Selon une première estimation publiée vendredi par l'Institut national des statistiques (INE), la croissance espagnole a atteint 5,5% en 2022, en raison notamment de la nette reprise du tourisme - un secteur stratégique pour Madrid - après deux ans de crise sanitaire.

Ce chiffre, supérieur aux prévisions du gouvernement (4,4%), mais aussi de la Banque d'Espagne (4,6%), place l'Espagne, à moins d'un an des législatives, dans le peloton de tête des pays les plus dynamiques de l'UE, où la Commission européenne s'attend à une croissance moyenne de 3,3%.

Contenu Sponsorisé
 
 
 
 
 
 

"Au vu de la situation actuelle, l'Espagne s'en sort bien", surtout comparé aux "autres grandes économies européennes", souligne auprès de l'AFP Rafael Pampillon, professeur d'économie à l'université Ceu San Pablo de Madrid.

Signe de cette bonne santé: le chômage a légèrement reculé pour atteindre 12,87% de la population active l'an dernier, avec une forte progression des emplois en CDI (+1,6 million), dopés par une réforme du marché du travail en vigueur depuis janvier.

Contrairement à ce que prédisaient les "prophètes de l'apocalypse, nous avons aujourd'hui une croissance économique forte, l'inflation la plus faible d'Europe et un emploi record", s'est félicité sur Twitter le Premier ministre socialiste Pedro Sanchez.

"Exception ibérique"

Voilà un an, la situation semblait pourtant mal engagée pour la quatrième économie de la zone euro - l'une des plus affectées par la crise sanitaire, avec un recul historique de son produit intérieur brut (PIB) de 10,8% en 2020.

L'Espagne a en effet été l'un des premiers pays touchés par la flambée de l'inflation, en raison de son manque de connexions électriques avec le reste de l'Europe, qui a empêché la concurrence de jouer sur les prix de l'énergie. En juillet, un pic record de 10,8% a même été atteint.

Mais Madrid a réussi depuis à dompter cette poussée de fièvre.
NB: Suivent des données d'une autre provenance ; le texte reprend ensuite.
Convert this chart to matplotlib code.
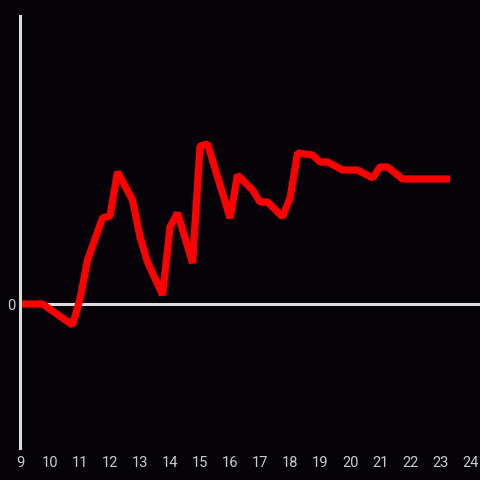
import matplotlib.pyplot as plt

hours = [9.0, 9.75, 10.75, 11.0, 11.25, 11.75, 12.0, 12.25, 12.75, 13.0, 13.25,
         13.75, 14.0, 14.25, 14.75, 15.0, 15.25, 16.0, 16.25, 16.75, 17.0, 17.25,
         17.75, 18.0, 18.25, 18.75, 19.0, 19.25, 19.75, 20.25, 20.75, 21.0, 21.25,
         21.75, 23.33]
values = [0.0, 0.0, -2.1, 0.5, 4.4, 8.6, 8.8, 13.2, 10.4, 6.7, 4.2,
          0.9, 7.7, 9.1, 4.1, 15.8, 16.0, 8.6, 12.9, 11.4, 10.2, 10.2,
          8.7, 10.6, 15.1, 14.9, 14.2, 14.2, 13.4, 13.4, 12.6, 13.7, 13.7,
          12.5, 12.5]
xticks = list(range(9, 25))

bg = '#050308'
fg = '#dddddd'

fig = plt.figure(figsize=(4.8, 4.8), dpi=100, facecolor=bg)
ax = fig.add_axes([20 / 480, 32 / 480, 460 / 480, 432 / 480], facecolor=bg)

ax.axhline(0, color=fg, lw=2.2, zorder=1)
ax.plot(hours, values, color='#ff0000', lw=5.2, solid_joinstyle='bevel',
        solid_capstyle='butt', zorder=2)

ax.set_xlim(9, 24.33)
ax.set_ylim(-14.4, 28.8)
ax.set_xticks(xticks)
ax.set_xticklabels([str(t) for t in xticks])
ax.set_yticks([0])
ax.set_yticklabels(['0'])
ax.tick_params(length=0, colors='#cccccc', labelsize=10.5, pad=6)
ax.tick_params(axis='y', pad=3)
for lab in ax.get_xticklabels() + ax.get_yticklabels():
    lab.set_family('Roboto')

for side in ['top', 'right', 'bottom']:
    ax.spines[side].set_visible(False)
ax.spines['left'].set_color(fg)
ax.spines['left'].set_linewidth(2.2)

fig.savefig('out.png', dpi=100, facecolor=bg)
En décembre, l'inflation a ainsi ralenti à 5,7%, le chiffre le plus faible de la zone euro.

Ceci grâce au régime d'"exception ibérique" accordé par Bruxelles à Madrid et Lisbonne, qui a permis depuis l'été de plafonner les prix de l'électricité, mais aussi aux nombreux plans d'aide annoncés par le gouvernement de gauche pour soutenir le pouvoir d'achat.
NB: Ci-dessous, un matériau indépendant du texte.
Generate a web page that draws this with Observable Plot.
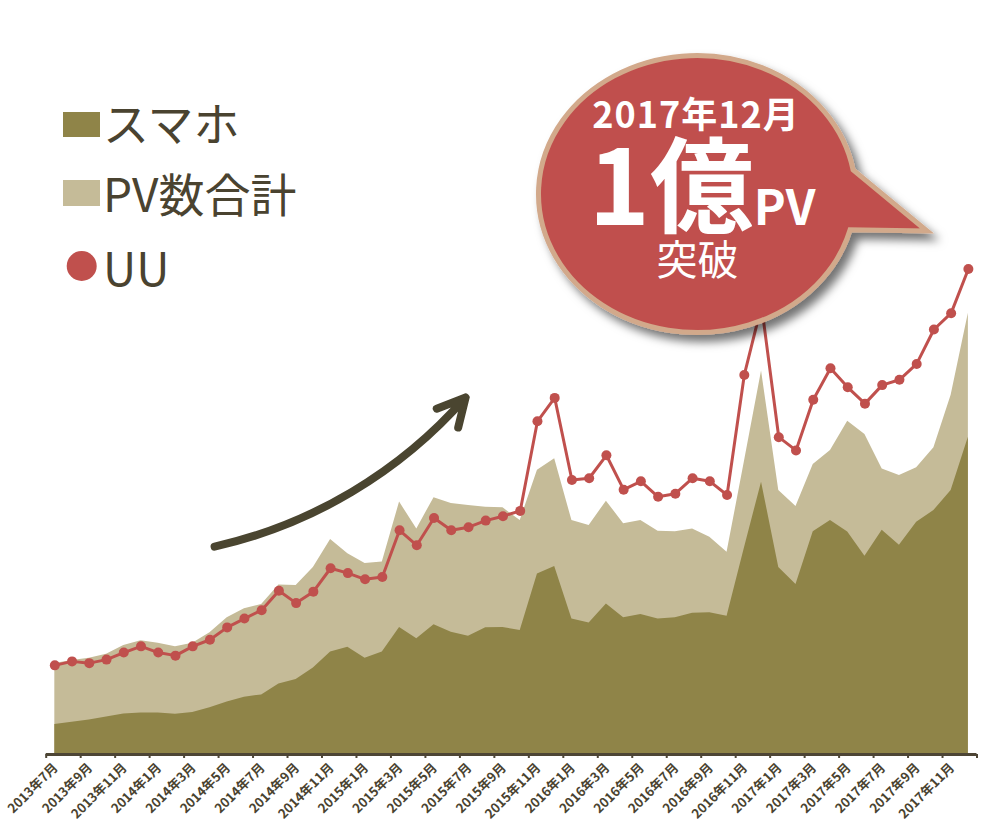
<!DOCTYPE html>
<html lang="ja">
<head>
<meta charset="utf-8">
<script src="https://cdn.jsdelivr.net/npm/d3@7"></script>
<script src="https://cdn.jsdelivr.net/npm/@observablehq/plot@0.6"></script>
<style>
html,body{margin:0;padding:0;background:#fff;}
#wrap{position:relative;width:988px;height:838px;overflow:hidden;font-family:"Noto Sans CJK JP","Noto Sans",sans-serif;}
#wrap svg{position:absolute;left:0;top:0;}
</style>
</head>
<body>
<div id="wrap"></div>
<script>
// ---- data (values in 百万) ----
const months = [
  "2013年7月","2013年8月","2013年9月","2013年10月","2013年11月","2013年12月",
  "2014年1月","2014年2月","2014年3月","2014年4月","2014年5月","2014年6月","2014年7月","2014年8月","2014年9月","2014年10月","2014年11月","2014年12月",
  "2015年1月","2015年2月","2015年3月","2015年4月","2015年5月","2015年6月","2015年7月","2015年8月","2015年9月","2015年10月","2015年11月","2015年12月",
  "2016年1月","2016年2月","2016年3月","2016年4月","2016年5月","2016年6月","2016年7月","2016年8月","2016年9月","2016年10月","2016年11月","2016年12月",
  "2017年1月","2017年2月","2017年3月","2017年4月","2017年5月","2017年6月","2017年7月","2017年8月","2017年9月","2017年10月","2017年11月","2017年12月"
];
const tickLabels = [
  "2013年7月","2013年9月","2013年11月",
  "2014年1月","2014年3月","2014年5月","2014年7月","2014年9月","2014年11月",
  "2015年1月","2015年3月","2015年5月","2015年7月","2015年9月","2015年11月",
  "2016年1月","2016年3月","2016年5月","2016年7月","2016年9月","2016年11月",
  "2017年1月","2017年3月","2017年5月","2017年7月","2017年9月","2017年11月"
];
const smartphone = [6.8,7.3,7.8,8.5,9.2,9.4,9.4,9.1,9.5,10.6, 11.9,13.0,13.5,16.0,17.0,19.6,23.2,24.3,21.8,23.2,
  28.8,26.2,29.4,27.7,26.8,28.7,28.8,28.1,40.9,42.6, 30.7,29.8,34.1,31.0,31.7,30.7,31.0,32.0,32.1,31.3,
  46.7,61.7,42.4,38.5,50.5,53.0,50.4,44.9,50.8,47.4, 52.6,55.3,59.8,71.9];
const pvTotal = [20.6,21.3,21.8,22.7,24.7,25.8,25.2,24.4,25.2,27.6, 31.0,33.0,34.0,38.4,38.3,42.4,48.7,45.5,43.3,43.6,
  57.2,51.1,58.2,56.9,56.4,56.0,55.9,53.0,64.4,67.0, 53.0,51.9,57.4,52.3,53.0,50.6,50.5,51.1,49.2,45.8,
  66.2,86.9,59.8,56.2,65.7,68.9,75.5,72.5,64.7,63.2, 65.0,69.5,81.4,100.0];
const uu = [20.2,21.1,20.7,21.5,23.1,24.5,23.1,22.4,24.5,26.0, 28.8,30.8,32.7,37.1,34.3,36.9,42.2,41.1,39.7,40.2,
  50.8,47.4,53.6,50.8,51.5,53.0,54.0,55.2,75.5,80.8, 62.2,62.6,67.8,60.0,61.9,58.4,59.1,62.6,61.9,58.8,
  86.0,101.7,71.9,68.9,80.4,87.5,83.2,79.5,83.7,84.9, 88.5,96.3,100.0,110.0];
const legendLabels = ["スマホ","PV数合計","UU"];
const calloutTexts = ["2017年12月","1億","PV","突破"];

// ---- styles ----
const C_SP = "#8f8448", C_PV = "#c5bb98", C_UU = "#c0504d", C_TXT = "#4a4330", C_AXIS = "#4d4535";

const table = months.map((m, i) => ({i, month: m, sp: smartphone[i], pv: pvTotal[i], uu: uu[i]}));
const labelData = tickLabels.map(l => ({i: months.indexOf(l), label: l}));
const tickBounds = tickLabels.map(l => months.indexOf(l) - 0.5).concat([months.length - 0.5]);

const plot = Plot.plot({
  width: 988, height: 838,
  marginLeft: 45.7, marginRight: 11.5, marginTop: 92, marginBottom: 84,
  x: {domain: [-0.5, months.length - 0.5], axis: null},
  y: {domain: [0, 150], axis: null},
  style: {background: "transparent", fontFamily: "'Noto Sans CJK JP', sans-serif"},
  marks: [
    Plot.areaY(table, {x: "i", y: "pv", fill: C_PV}),
    Plot.areaY(table, {x: "i", y: "sp", fill: C_SP}),
    Plot.ruleY([0], {stroke: C_AXIS, strokeWidth: 3}),
    Plot.ruleX(tickBounds, {x: d => d, y1: 0, y2: -0.9, stroke: C_AXIS, strokeWidth: 2}),
    Plot.text(labelData, {x: "i", y: 0, text: "label", rotate: -45, textAnchor: "end", lineAnchor: "bottom",
      dx: 4, dy: 14, fontSize: 13, fontWeight: "bold", fill: C_TXT}),
    Plot.line(table, {x: "i", y: "uu", stroke: C_UU, strokeWidth: 3}),
    Plot.dot(table, {x: "i", y: "uu", r: 5, fill: C_UU, stroke: null}),
    Plot.arrow([{x1: 9.27, y1: 47.1, x2: 23.83, y2: 80.9}], {x1: "x1", y1: "y1", x2: "x2", y2: "y2",
      bend: -18, stroke: "#4a4530", strokeWidth: 8, headLength: 5.8, headAngle: 55, ariaLabel: "trend-arrow"})
  ]
});
const wrap = document.getElementById("wrap");
wrap.appendChild(plot);

// shadow for the arrow
const ps = d3.select(plot);
const pdefs = ps.insert("defs", ":first-child");
pdefs.append("filter").attr("id", "arrowShadow").attr("x", "-20%").attr("y", "-20%").attr("width", "140%").attr("height", "140%")
  .append("feDropShadow").attr("dx", 3).attr("dy", 4).attr("stdDeviation", 2.5)
  .attr("flood-color", "#000").attr("flood-opacity", 0.4);
ps.selectAll('g[aria-label="trend-arrow"]').attr("filter", "url(#arrowShadow)");

// ---- overlay: legend + callout bubble ----
const ov = d3.select(wrap).append("svg").attr("width", 988).attr("height", 838)
  .style("font-family", "'Noto Sans CJK JP', sans-serif");
const defs = ov.append("defs");
defs.append("filter").attr("id", "bubbleShadow").attr("x", "-20%").attr("y", "-20%").attr("width", "150%").attr("height", "150%")
  .append("feDropShadow").attr("dx", 6).attr("dy", 7).attr("stdDeviation", 5)
  .attr("flood-color", "#000").attr("flood-opacity", 0.55);

// legend
ov.append("rect").attr("x", 63).attr("y", 112).attr("width", 37).attr("height", 25).attr("fill", C_SP);
ov.append("rect").attr("x", 63).attr("y", 180).attr("width", 37).attr("height", 26).attr("fill", C_PV);
ov.append("circle").attr("cx", 81.7).attr("cy", 266).attr("r", 15).attr("fill", C_UU);
const legY = [141, 212, 286];
legendLabels.forEach((t, k) => {
  ov.append("text").attr("x", 103).attr("y", legY[k]).attr("font-size", 46).attr("fill", C_TXT).text(t);
});

// bubble
const cx = 697, cy = 194, rx = 158.5, ry = 138.5;
const th1 = -10 * Math.PI / 180, th2 = 15 * Math.PI / 180;
const p1 = [cx + rx * Math.cos(th1), cy + ry * Math.sin(th1)];
const p2 = [cx + rx * Math.cos(th2), cy + ry * Math.sin(th2)];
const tip = [927, 231];
const bubblePath = `M${p1[0]},${p1[1]} A${rx},${ry} 0 1 0 ${p2[0]},${p2[1]} L${tip[0]},${tip[1]} Z`;
ov.append("path").attr("d", bubblePath).attr("fill", C_UU).attr("stroke", "#d2a98b")
  .attr("stroke-width", 5).attr("stroke-linejoin", "miter").attr("filter", "url(#bubbleShadow)");

ov.append("text").attr("x", 696).attr("y", 128).attr("text-anchor", "middle").attr("font-size", 36)
  .attr("font-weight", 700).attr("letter-spacing", 1).attr("fill", "#fff").text(calloutTexts[0]);
const big = ov.append("text").attr("x", 702).attr("y", 225).attr("text-anchor", "middle").attr("fill", "#fff").attr("font-weight", 700);
big.append("tspan").attr("font-size", 104).text(calloutTexts[1]);
big.append("tspan").attr("font-size", 48).text(calloutTexts[2]);
ov.append("text").attr("x", 697.5).attr("y", 275).attr("text-anchor", "middle").attr("font-size", 41)
  .attr("fill", "#fff").text(calloutTexts[3]);
</script>
</body>
</html>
Ces mesures, concentrées notamment sur les carburants et les loyers, et d'un coût global de 50 milliards d'euros, "ont permis à la consommation de se reporter sur d'autres secteurs" et de "soutenir l'activité", souligne Rafael Pampillon.

D'autant que l'Espagne a bénéficié en parallèle de nombreux investissements, grâce aux fonds du plan de relance européen - dont elle est l'un des principaux bénéficiaires - et à l'appétit mondial pour les énergies renouvelables, en plein boom en Espagne.

"Bon pied"

Tout n'est pas rose pour autant. Selon les économistes, une partie de ces résultats s'explique en effet par un rattrapage, l'Espagne ayant tardé plus que les autres à récupérer de la crise du Covid: d'après le FMI, Madrid ne retrouvera d'ailleurs son niveau d'avant-crise qu'en 2024.

L'économie du pays a en outre connu un net ralentissement depuis l'été. Selon l'INE, la croissance a ainsi plafonné à 0,2% aux troisième et quatrième trimestres. Et d'après la Banque d'Espagne, elle devrait rester atone début 2023.

Enfin, l'argent dépensé pour soutenir le pouvoir d'achat pèse sur les finances publiques alors que le pays a déjà l'un des endettements les plus élevés d'Europe (116% du PIB).

Pour le gouvernement, soucieux de mettre en avant ses bons résultats en vue des législatives de fin 2023, les voyants sont néanmoins au vert: l'Espagne "entame l'année 2023 du bon pied", a assuré récemment la ministre de l'Economie Nadia Calviño.

Selon l'exécutif, le PIB devrait grimper de 2,1% cette année. Une hypothèse jugée optimiste par nombre d'organismes économiques - comme le FMI qui prévoit 1,1% - qui saluent néanmoins la "résilience" de l'Espagne. L'Espagne devrait cette année encore "faire mieux que la plupart des autres pays de la zone euro", prévoit ainsi la banque ING.